Since the day my elementary mind started absorbing a few truths of the world, I have been taught that the Filipino overseas worker is the new breed of hero. Bagong bayani, they were called. It mattered to me because my father was one of those modern heroes, and because of it we became one of those modern absentee-parent families. It was the in thing, and 20 years later it has evolved to more than that. The trend was fortified not only into a social norm, but into a significant economic driver. The news now says nothing else but that the Philippines is the new darling of Asia, posting historic high growths while the first world giants are folding, fueled largely by OFW remittances. 20 years later and my father is still the new breed of hero.

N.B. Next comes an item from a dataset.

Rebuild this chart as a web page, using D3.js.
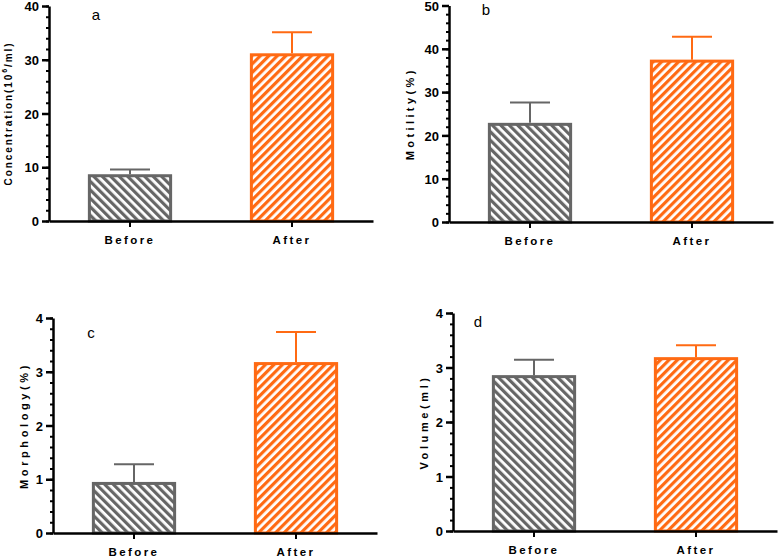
<!DOCTYPE html>
<html><head><meta charset="utf-8">
<script src="https://cdn.jsdelivr.net/npm/d3@7"></script>
<style>body{margin:0;background:#fff}svg{display:block}</style>
</head><body>
<svg id="c" width="778" height="557"></svg>
<script>
const categories = ["Before", "After"];
const concentration = [8.7, 31.2];
const concentrationErr = [0.9, 3.9];
const motility = [22.9, 37.5];
const motilityErr = [4.7, 5.3];
const morphology = [0.95, 3.18];
const morphologyErr = [0.33, 0.56];
const volume = [2.86, 3.19];
const volumeErr = [0.28, 0.22];
const ticksA = [0, 10, 20, 30, 40];
const ticksB = [0, 10, 20, 30, 40, 50];
const ticksC = [0, 1, 2, 3, 4];
const ticksD = [0, 1, 2, 3, 4];
const panelLetters = ["a", "b", "c", "d"];

const GRAY = "#666666", ORANGE = "#FF6A13";
const svg = d3.select("#c");
const defs = svg.append("defs");
function pattern(id, color, angle) {
  const p = defs.append("pattern").attr("id", id).attr("patternUnits", "userSpaceOnUse")
    .attr("width", 6).attr("height", 6).attr("patternTransform", `rotate(${angle})`);
  p.append("rect").attr("width", 6).attr("height", 6).attr("fill", "#fff");
  p.append("rect").attr("x", 0).attr("y", 0).attr("width", 3.2).attr("height", 6).attr("fill", color);
}
pattern("pg", GRAY, -45);
pattern("po", ORANGE, 45);
const colors = [GRAY, ORANGE];
const fills = ["url(#pg)", "url(#po)"];

const panels = [
  {vals: concentration, err: concentrationErr, ticks: ticksA, max: 40, minor: 2,
   x0: 49, y0: 6, y1: 221, title: "conc", tx: 9, fs: 10, ls: 1.9, letter: panelLetters[0], lx: 96, ly: 20},
  {vals: motility, err: motilityErr, ticks: ticksB, max: 50, minor: 2,
   x0: 449, y0: 5.5, y1: 222, title: "Motility(%)", tx: 411, fs: 11, ls: 3.4, letter: panelLetters[1], lx: 486, ly: 15},
  {vals: morphology, err: morphologyErr, ticks: ticksC, max: 4, minor: 0.2,
   x0: 53, y0: 318, y1: 533, title: "Morphology(%)", tx: 25, fs: 11, ls: 3.6, letter: panelLetters[2], lx: 91, ly: 338},
  {vals: volume, err: volumeErr, ticks: ticksD, max: 4, minor: 0.2,
   x0: 453, y0: 313, y1: 531, title: "Volume(ml)", tx: 425, fs: 11, ls: 3.6, letter: panelLetters[3], lx: 478, ly: 327}
];

panels.forEach(p => {
  const g = svg.append("g");
  const x = d3.scaleBand().domain(categories).range([p.x0, p.x0 + 324]).paddingInner(0.48).paddingOuter(0.24);
  const y = d3.scaleLinear().domain([0, p.max]).range([p.y1, p.y0]);
  const data = categories.map((c, i) => ({c, v: p.vals[i], e: p.err[i], i}));

  g.selectAll("rect.bar").data(data).join("rect")
    .attr("x", d => x(d.c) + 1.5).attr("width", x.bandwidth() - 3)
    .attr("y", d => y(d.v) + 1.5).attr("height", d => y(0) - y(d.v) - 1.5)
    .attr("fill", d => fills[d.i]).attr("stroke", d => colors[d.i]).attr("stroke-width", 3);
  data.forEach(d => {
    const cx = x(d.c) + x.bandwidth() / 2;
    g.append("line").attr("x1", cx).attr("x2", cx).attr("y1", y(d.v)).attr("y2", y(d.v + d.e))
      .attr("stroke", colors[d.i]).attr("stroke-width", 2);
    g.append("line").attr("x1", cx - 20).attr("x2", cx + 20).attr("y1", y(d.v + d.e)).attr("y2", y(d.v + d.e))
      .attr("stroke", colors[d.i]).attr("stroke-width", 2);
  });

  const minorVals = d3.range(0, p.max + p.minor / 2, p.minor);
  const yMinor = g.append("g").attr("transform", `translate(${p.x0},0)`)
    .call(d3.axisLeft(y).tickValues(minorVals).tickSize(3).tickFormat(""));
  yMinor.select(".domain").remove();
  yMinor.selectAll("line").attr("stroke", "#000").attr("stroke-width", 2);
  const yAx = g.append("g").attr("transform", `translate(${p.x0},0)`)
    .call(d3.axisLeft(y).tickValues(p.ticks).tickSize(7).tickSizeOuter(0).tickPadding(3).tickFormat(d3.format("d")));
  yAx.select(".domain").attr("stroke-width", 2.5);
  yAx.selectAll("line").attr("stroke-width", 2.5);
  yAx.selectAll("text").attr("font-family", "Liberation Sans, Arial, sans-serif")
    .attr("font-size", 13).attr("font-weight", "bold").attr("fill", "#000").attr("dy", "0.36em");

  const xAx = g.append("g").attr("transform", `translate(0,${p.y1})`)
    .call(d3.axisBottom(x).tickSize(6).tickSizeOuter(0).tickPadding(9));
  xAx.select(".domain").attr("stroke-width", 2.5);
  xAx.selectAll("line").attr("stroke-width", 2);
  xAx.selectAll("text").attr("font-family", "Liberation Sans, Arial, sans-serif")
    .attr("font-size", 11.5).attr("font-weight", "bold").attr("fill", "#000")
    .attr("letter-spacing", "2.4px");

  const cy = (p.y0 + p.y1) / 2;
  const t = g.append("text").attr("transform", `translate(${p.tx},${cy}) rotate(-90)`)
    .attr("text-anchor", "middle").attr("dominant-baseline", "middle")
    .attr("font-family", "Liberation Sans, Arial, sans-serif")
    .attr("font-size", p.fs).attr("font-weight", "bold").attr("letter-spacing", p.ls + "px").attr("fill", "#000");
  if (p.title === "conc") {
    t.append("tspan").text("Concentration(10");
    t.append("tspan").text("6").attr("font-size", 7).attr("dy", -4);
    t.append("tspan").text("/ml)").attr("dy", 4);
  } else {
    t.text(p.title);
  }
  g.append("text").attr("x", p.lx).attr("y", p.ly).attr("text-anchor", "middle")
    .attr("font-family", "Liberation Sans, Arial, sans-serif").attr("font-size", 15).attr("fill", "#000")
    .text(p.letter);
});
</script>
</body></html>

Let me tell you about the true value of OFW remittances. Economics will present you with a scientific answer. GDP is Consumption + Government expenditure + Investment + Exports – Imports. GNP is GDP plus remittances. That remittance figure has grown to $21.4 billion dollars for 2012, up 6.3% from 2011 digits and showing no signs of slowing down. But as economics would also tell you, not everything is captured in a straightforward computation. One must always add the opportunity cost–the cost of opportunities forgone for an opportunity answered. For the OFW, these are many and mostly non-quantifiable:
The cost of missing the graduation of the kid you put through school, the cost of having to resort to Facebook to be updated on your own family and friends, of thanking Skype, YM and international roaming because their opportunity costs are much cheaper. The cost of non inclusion; from daily family dinners, movie dates and debates, to the annual summer vacations, to weddings and funerals. For the more unfortunate, the cost of rebellious children who lacked guidance, of coldness, or broken relationships. The cost of abusive bosses and abusive work environments. In summary, the general cost of distance and loneliness.

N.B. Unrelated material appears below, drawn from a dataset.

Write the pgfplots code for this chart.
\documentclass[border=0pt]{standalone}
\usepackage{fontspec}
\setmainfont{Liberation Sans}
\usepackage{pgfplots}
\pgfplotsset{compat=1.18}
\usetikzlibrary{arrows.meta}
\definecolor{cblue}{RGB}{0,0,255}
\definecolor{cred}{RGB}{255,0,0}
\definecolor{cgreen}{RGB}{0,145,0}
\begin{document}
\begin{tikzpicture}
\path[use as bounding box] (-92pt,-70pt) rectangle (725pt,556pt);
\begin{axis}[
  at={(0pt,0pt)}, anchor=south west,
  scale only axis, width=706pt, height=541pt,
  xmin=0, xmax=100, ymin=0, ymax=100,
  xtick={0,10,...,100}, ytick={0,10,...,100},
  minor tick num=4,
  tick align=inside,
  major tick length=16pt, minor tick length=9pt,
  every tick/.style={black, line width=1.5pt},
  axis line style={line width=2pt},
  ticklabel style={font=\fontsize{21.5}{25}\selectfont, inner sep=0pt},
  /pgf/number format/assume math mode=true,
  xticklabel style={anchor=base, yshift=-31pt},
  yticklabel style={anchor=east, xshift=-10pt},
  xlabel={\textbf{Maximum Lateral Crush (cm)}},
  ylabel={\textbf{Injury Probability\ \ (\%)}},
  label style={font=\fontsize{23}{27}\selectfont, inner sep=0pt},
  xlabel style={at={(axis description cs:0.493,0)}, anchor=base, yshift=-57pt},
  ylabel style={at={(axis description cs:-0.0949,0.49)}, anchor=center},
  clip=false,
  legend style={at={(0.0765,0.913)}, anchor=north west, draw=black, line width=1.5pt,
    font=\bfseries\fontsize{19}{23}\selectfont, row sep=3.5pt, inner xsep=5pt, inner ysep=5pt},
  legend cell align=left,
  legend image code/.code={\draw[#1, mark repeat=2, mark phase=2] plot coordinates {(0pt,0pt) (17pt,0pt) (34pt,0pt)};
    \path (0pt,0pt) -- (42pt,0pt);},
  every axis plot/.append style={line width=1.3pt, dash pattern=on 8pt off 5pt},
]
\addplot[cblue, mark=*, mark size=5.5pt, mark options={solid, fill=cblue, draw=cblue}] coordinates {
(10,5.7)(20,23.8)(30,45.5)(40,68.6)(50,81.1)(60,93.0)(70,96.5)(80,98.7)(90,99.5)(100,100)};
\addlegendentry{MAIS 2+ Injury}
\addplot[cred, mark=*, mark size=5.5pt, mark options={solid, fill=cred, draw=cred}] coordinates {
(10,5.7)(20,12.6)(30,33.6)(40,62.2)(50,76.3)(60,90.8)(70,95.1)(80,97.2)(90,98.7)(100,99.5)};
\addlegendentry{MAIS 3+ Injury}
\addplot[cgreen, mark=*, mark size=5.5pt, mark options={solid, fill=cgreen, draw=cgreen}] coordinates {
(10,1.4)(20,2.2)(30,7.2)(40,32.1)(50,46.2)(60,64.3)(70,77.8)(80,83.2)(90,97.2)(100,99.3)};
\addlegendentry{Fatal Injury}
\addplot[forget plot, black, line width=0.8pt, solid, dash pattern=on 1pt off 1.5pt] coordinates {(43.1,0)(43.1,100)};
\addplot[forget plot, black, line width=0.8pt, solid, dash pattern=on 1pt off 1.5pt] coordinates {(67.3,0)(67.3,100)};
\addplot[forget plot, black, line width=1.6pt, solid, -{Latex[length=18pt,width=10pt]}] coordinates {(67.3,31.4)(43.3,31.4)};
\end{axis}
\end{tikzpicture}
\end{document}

If there was a scientific way to calculate this, OFWs would think of asking more for their salaries. Double the current rate might not even cut it, double the number of vacation leave days and double the frequency. But they would not think of abandoning their foreign post, oh no, because they are not called heroes for naught. They have the hearts of lions. If you ask them, surely they know the perils of their chosen occupation. But in the country they call home they can still not find the means to provide for their families the way their foreign bosses can. So pay for the costs they shall, in prayerful hope that love in the time of diaspora will prevail. My father the hero, for one, knows that it always does.